Extract the lines that carry the string "page" from the listing.

::::

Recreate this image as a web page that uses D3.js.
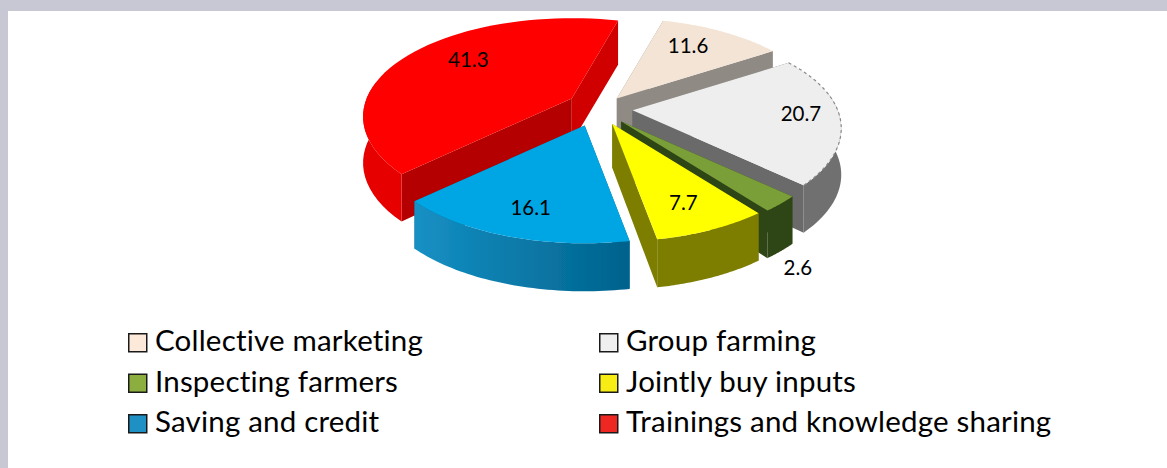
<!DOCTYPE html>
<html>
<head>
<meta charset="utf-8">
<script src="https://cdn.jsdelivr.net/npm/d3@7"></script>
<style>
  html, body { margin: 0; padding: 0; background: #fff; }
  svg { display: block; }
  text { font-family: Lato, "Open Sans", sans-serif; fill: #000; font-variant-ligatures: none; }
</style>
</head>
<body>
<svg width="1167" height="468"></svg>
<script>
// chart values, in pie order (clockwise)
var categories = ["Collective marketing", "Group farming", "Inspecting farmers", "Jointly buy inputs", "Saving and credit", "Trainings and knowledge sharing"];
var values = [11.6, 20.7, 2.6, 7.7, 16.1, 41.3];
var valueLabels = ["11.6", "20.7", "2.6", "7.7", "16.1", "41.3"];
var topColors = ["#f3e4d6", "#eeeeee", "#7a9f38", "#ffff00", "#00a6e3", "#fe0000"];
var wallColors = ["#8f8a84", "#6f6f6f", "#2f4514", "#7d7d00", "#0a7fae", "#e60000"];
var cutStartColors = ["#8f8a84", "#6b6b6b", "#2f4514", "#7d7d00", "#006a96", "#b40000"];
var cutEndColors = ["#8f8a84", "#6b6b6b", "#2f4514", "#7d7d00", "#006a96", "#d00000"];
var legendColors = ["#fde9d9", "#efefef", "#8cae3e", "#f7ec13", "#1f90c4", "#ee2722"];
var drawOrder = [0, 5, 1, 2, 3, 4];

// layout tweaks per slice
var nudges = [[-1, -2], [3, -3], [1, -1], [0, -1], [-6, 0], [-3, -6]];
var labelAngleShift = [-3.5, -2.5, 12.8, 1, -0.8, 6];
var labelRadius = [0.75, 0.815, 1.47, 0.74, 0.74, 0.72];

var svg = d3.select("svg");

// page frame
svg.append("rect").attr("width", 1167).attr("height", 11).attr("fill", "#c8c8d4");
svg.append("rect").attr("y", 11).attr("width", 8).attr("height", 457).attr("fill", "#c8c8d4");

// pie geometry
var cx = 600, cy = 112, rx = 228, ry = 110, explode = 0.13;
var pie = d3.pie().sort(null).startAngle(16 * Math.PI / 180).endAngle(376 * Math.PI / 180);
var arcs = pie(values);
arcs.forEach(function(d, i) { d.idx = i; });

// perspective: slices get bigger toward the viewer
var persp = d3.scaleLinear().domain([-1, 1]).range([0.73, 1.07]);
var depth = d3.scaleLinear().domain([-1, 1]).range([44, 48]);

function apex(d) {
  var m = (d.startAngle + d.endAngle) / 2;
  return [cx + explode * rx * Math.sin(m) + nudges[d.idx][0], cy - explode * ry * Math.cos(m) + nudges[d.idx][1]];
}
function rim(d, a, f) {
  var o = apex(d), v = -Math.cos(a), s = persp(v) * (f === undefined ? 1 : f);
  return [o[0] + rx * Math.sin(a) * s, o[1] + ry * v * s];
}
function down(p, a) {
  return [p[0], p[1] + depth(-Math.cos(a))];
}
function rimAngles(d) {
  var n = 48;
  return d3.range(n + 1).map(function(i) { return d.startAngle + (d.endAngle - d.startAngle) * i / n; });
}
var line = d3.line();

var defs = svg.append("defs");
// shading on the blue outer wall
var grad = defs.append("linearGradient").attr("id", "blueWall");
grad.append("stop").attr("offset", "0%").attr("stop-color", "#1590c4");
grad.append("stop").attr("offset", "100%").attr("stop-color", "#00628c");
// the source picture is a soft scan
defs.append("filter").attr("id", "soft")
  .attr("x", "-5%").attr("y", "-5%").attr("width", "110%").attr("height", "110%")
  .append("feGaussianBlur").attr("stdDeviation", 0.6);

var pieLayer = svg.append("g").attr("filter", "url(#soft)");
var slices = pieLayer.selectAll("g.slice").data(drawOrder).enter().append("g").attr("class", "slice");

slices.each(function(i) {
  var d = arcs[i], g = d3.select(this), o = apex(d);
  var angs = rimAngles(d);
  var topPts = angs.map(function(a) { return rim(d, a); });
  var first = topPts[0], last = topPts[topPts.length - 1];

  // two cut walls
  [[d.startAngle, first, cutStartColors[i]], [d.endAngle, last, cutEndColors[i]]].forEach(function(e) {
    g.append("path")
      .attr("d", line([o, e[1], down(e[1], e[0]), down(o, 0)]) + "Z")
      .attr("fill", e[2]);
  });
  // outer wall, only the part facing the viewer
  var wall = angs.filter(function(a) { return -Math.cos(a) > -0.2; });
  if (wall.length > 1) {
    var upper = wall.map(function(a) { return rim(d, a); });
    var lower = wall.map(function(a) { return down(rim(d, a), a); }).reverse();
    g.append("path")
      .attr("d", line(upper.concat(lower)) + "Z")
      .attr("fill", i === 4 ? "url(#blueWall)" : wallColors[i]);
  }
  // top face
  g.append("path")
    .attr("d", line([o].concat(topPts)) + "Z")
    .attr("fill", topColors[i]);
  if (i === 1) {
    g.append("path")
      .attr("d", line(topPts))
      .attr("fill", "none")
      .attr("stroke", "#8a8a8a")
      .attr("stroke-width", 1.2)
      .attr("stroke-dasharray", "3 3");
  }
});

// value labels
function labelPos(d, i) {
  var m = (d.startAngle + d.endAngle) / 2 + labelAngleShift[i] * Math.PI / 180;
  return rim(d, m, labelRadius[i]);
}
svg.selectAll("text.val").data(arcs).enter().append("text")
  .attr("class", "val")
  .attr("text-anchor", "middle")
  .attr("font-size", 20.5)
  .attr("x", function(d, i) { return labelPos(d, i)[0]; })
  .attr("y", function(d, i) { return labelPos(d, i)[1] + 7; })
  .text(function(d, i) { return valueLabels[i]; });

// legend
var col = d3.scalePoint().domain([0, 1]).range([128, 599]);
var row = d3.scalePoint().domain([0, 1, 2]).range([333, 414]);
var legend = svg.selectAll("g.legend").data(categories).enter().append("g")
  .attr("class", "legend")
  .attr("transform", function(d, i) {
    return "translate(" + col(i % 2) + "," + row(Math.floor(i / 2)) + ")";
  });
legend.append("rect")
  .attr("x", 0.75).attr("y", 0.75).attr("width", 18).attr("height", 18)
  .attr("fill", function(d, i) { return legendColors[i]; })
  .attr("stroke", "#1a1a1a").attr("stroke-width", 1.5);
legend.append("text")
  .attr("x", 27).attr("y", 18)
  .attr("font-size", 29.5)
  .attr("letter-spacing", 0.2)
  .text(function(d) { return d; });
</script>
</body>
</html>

::::

→ Full response:
Recreate this image as a web page that uses D3.js.
// page frame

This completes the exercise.